Zaki llegó cuando más lo necesitaba.
Recién llegamos a vivir a Ciudad Victoria. Yo tenía 13 años. Era un puberto.
Zaki era una bola de pelo negro con manchas color arena y ojos que parecían entenderlo todo.
Cruza de pastor alemán con Alaska malamute y con una nobleza que ningún pedigree podía registrar.
La adoptamos y recién había nacido. No tenía ni un mes.
Les decía que era yo un adolescente y me acompañó toda esa etapa de mi vida, que es la edad de los primeros tropiezos, de las rabias silenciosas y los sueños todavía sin molde.
Desde el primer día se convirtió en mi sombra. No era una mascota, era una cómplice. Una guardiana de secretos. Un testigo mudo de lo que fui cuando aún no sabía quién era.
Caminábamos kilómetros. A veces sin rumbo, solo por el gusto de caminar. Ella trotaba a mi lado, orejas atentas, lengua de fuera. Me seguía aunque yo no supiera a dónde iba.
A veces cruzábamos barrios que no conocíamos. A veces nos metíamos en charcos que no valían la pena, pero de los que siempre salíamos juntos.
Por las noches, cuando todo el mundo dormía, yo ponía música a volumen bajo y Zaki se acostaba a mis pies. Podía estar horas así, escuchando a Silvio, a Sabina, a Los Beatles. A la Tuna, Hombres G o Timbiriche.
Nunca se aburría. O si se aburría, disimulaba bien. Como buena compañera, sabía que algunas soledades no se curan con palabras, sino con presencias.
Estuvo ahí cuando alguna chica me dijo que no. Y cuando la otra también. Me miraba como diciendo: no eran para ti. Luego, cuando la que sí me dijo que sí llegó, también la conoció. Zaki la olfateó, le aceptó la caricia. Sello de aprobación.
Era fiel como pocas cosas en esta vida. Me esperaba junto a la ventana cuando volvía de la escuela. Me miraba con reproche cuando pasaba mucho tiempo haciendo tareas y no salíamos a dar la vuelta. También me acompañaba cuando iba a comprar discos o a buscar revistas de fútbol.
Fue testigo de mis primeras frustraciones, mis primeros textos mal escritos, mis tareas hechas al vapor, mis pequeñas victorias que sólo ella celebraba moviendo la cola.
Una vez, mientras yo presentaba un proyecto de ciencias naturales en el patio de la escuela, me llevé; Zaki se sentó como alumna, mirando con atención. Todos se rieron. Yo también. Pero en el fondo, su presencia me dio más seguridad que cualquier palabra del maestro.
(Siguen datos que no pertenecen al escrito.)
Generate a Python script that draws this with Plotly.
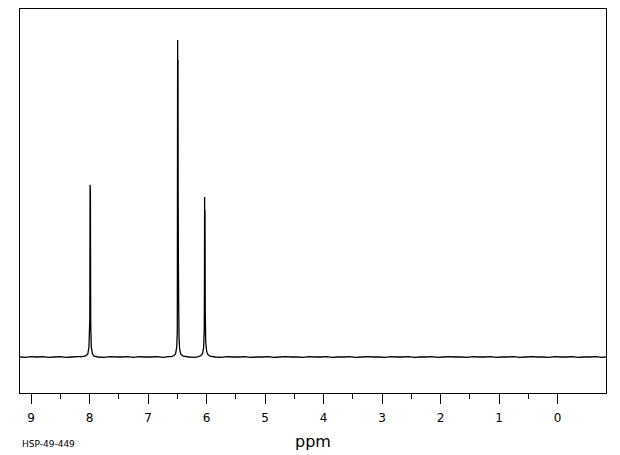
import plotly.graph_objects as go

# Spectrum trace: chemical shift (ppm) and relative intensity
ppm = [9.19, 9.10, 9.00, 8.90, 8.80, 8.70, 8.60, 8.50, 8.40, 8.30, 8.20, 8.12,
       8.06, 8.03, 8.01, 7.995, 7.99, 7.985, 7.98, 7.97, 7.95, 7.92,
       7.85, 7.75, 7.65, 7.55, 7.45, 7.35, 7.25, 7.15, 7.05, 6.95, 6.85, 6.75, 6.65, 6.60,
       6.56, 6.53, 6.51, 6.50, 6.494, 6.491, 6.488, 6.485, 6.481, 6.477, 6.47, 6.46, 6.44, 6.40,
       6.30, 6.20, 6.14,
       6.10, 6.07, 6.05, 6.04, 6.036, 6.033, 6.030, 6.027, 6.022, 6.015, 6.00, 5.98, 5.94,
       5.85, 5.75, 5.65, 5.55, 5.45, 5.35, 5.25, 5.15, 5.05, 4.95, 4.85, 4.75, 4.65, 4.55,
       4.45, 4.35, 4.25, 4.15, 4.05, 3.95, 3.85, 3.75, 3.65, 3.55, 3.45, 3.35, 3.25, 3.15,
       3.05, 2.95, 2.85, 2.75, 2.65, 2.55, 2.45, 2.35, 2.25, 2.15, 2.05, 1.95, 1.85, 1.75,
       1.65, 1.55, 1.45, 1.35, 1.25, 1.15, 1.05, 0.95, 0.85, 0.75, 0.65, 0.55, 0.45, 0.35,
       0.25, 0.15, 0.05, -0.05, -0.15, -0.25, -0.35, -0.45, -0.55, -0.65, -0.75, -0.826]
intensity = [0.0, -0.1, 0.1, 0.0, 0.1, -0.1, 0.0, 0.1, -0.1, 0.0, 0.1, 0.1,
             0.4, 0.9, 3.0, 12.0, 54.3, 52.0, 11.0, 3.2, 1.0, 0.3,
             0.0, -0.1, 0.1, 0.0, 0.0, 0.1, -0.1, 0.1, 0.0, 0.0, 0.1, -0.1, 0.1, 0.1,
             0.4, 1.0, 3.0, 8.0, 100.0, 45.0, 93.7, 50.2, 30.0, 18.0, 6.0, 2.5, 0.9, 0.3,
             0.0, -0.1, 0.1,
             0.4, 1.0, 3.0, 8.0, 20.0, 50.5, 30.0, 46.4, 14.0, 5.0, 2.0, 0.8, 0.3,
             0.0, -0.1, 0.1, 0.0, 0.0, 0.1, -0.1, 0.0, 0.0, 0.1, -0.1, 0.0, 0.1, 0.0,
             0.0, -0.1, 0.1, 0.0, 0.0, 0.1, -0.1, 0.0, 0.0, 0.1, -0.1, 0.0, 0.1, 0.0,
             0.0, -0.1, 0.1, 0.0, 0.0, 0.1, -0.1, 0.0, 0.0, 0.1, -0.1, 0.0, 0.1, 0.0,
             0.0, -0.1, 0.1, 0.0, 0.0, 0.1, -0.1, 0.0, 0.0, 0.1, -0.1, 0.0, 0.1, 0.0,
             0.0, -0.1, 0.1, 0.0, 0.0, 0.1, -0.1, 0.0, 0.0, 0.1, -0.1, 0.0]

tick_vals = [9, 8, 7, 6, 5, 4, 3, 2, 1, 0]
tick_text = ["9", "8", "7", "6", "5", "4", "3", "2", "1", "0"]
minor_vals = [8.5, 7.5, 6.5, 5.5, 4.5, 3.5, 2.5, 1.5, 0.5]
x_title = "ppm"
sample_id = "HSP-49-449"

fig = go.Figure()
fig.add_trace(go.Scatter(x=ppm, y=intensity, mode="lines",
                         line=dict(color="black", width=1.3, simplify=False),
                         hoverinfo="skip", showlegend=False))

# the page body has an 8px margin, so the figure is sized and offset to compensate
fig.update_layout(
    width=612, height=447,
    margin=dict(l=12, r=14, t=1, b=62),
    paper_bgcolor="white", plot_bgcolor="white",
    font=dict(family="DejaVu Sans", color="black"),
    xaxis=dict(
        range=[9.188, -0.826], showgrid=False, zeroline=False,
        showline=True, linecolor="black", linewidth=1, mirror=True,
        tickmode="array", tickvals=tick_vals, ticktext=tick_text,
        ticks="outside", ticklen=10, tickwidth=1, tickcolor="black",
        tickfont=dict(size=12, family="DejaVu Sans"),
        ticklabelstandoff=4,
        minor=dict(tickmode="array", tickvals=minor_vals, ticks="outside",
                   ticklen=5, tickwidth=1, tickcolor="black", showgrid=False),
        title=dict(text=x_title, font=dict(size=16), standoff=11),
    ),
    yaxis=dict(
        range=[-11.36, 109.8], showgrid=False, zeroline=False,
        showline=True, linecolor="black", linewidth=1, mirror=True,
        showticklabels=False, ticks="",
    ),
)

fig.add_annotation(text=sample_id, xref="paper", yref="paper",
                   x=0.0, y=-0.133, xanchor="left", yanchor="middle",
                   showarrow=False, font=dict(size=9, family="DejaVu Sans"))

fig.write_html("out.html")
Zaki murió un día cualquiera. No fue trágico, fue inevitable. Murió se vieja. Como todo lo que uno no quiere que llegue.
La había dejado de ver años antes cuando se la llevó Sofía, una amiga entrañable de la familia a quien la Zaki adoraba.
Me dolió como pocas despedidas. No porque se fuera, sino porque me di cuenta de cuánto se había quedado en mí.
A veces, cuando camino solo, siento que va detrás. A veces, cuando escucho música, creo que todavía está echada a mis pies.
Porque hay afectos que no mueren. Solo se quedan callados para siempre.
EN CINCO PALABRAS: Historias que te marcan siempre.
PUNTO FINAL: “Uno no tiene un perro. Tiene una historia que camina con uno.” Cirilo Stofenmacher.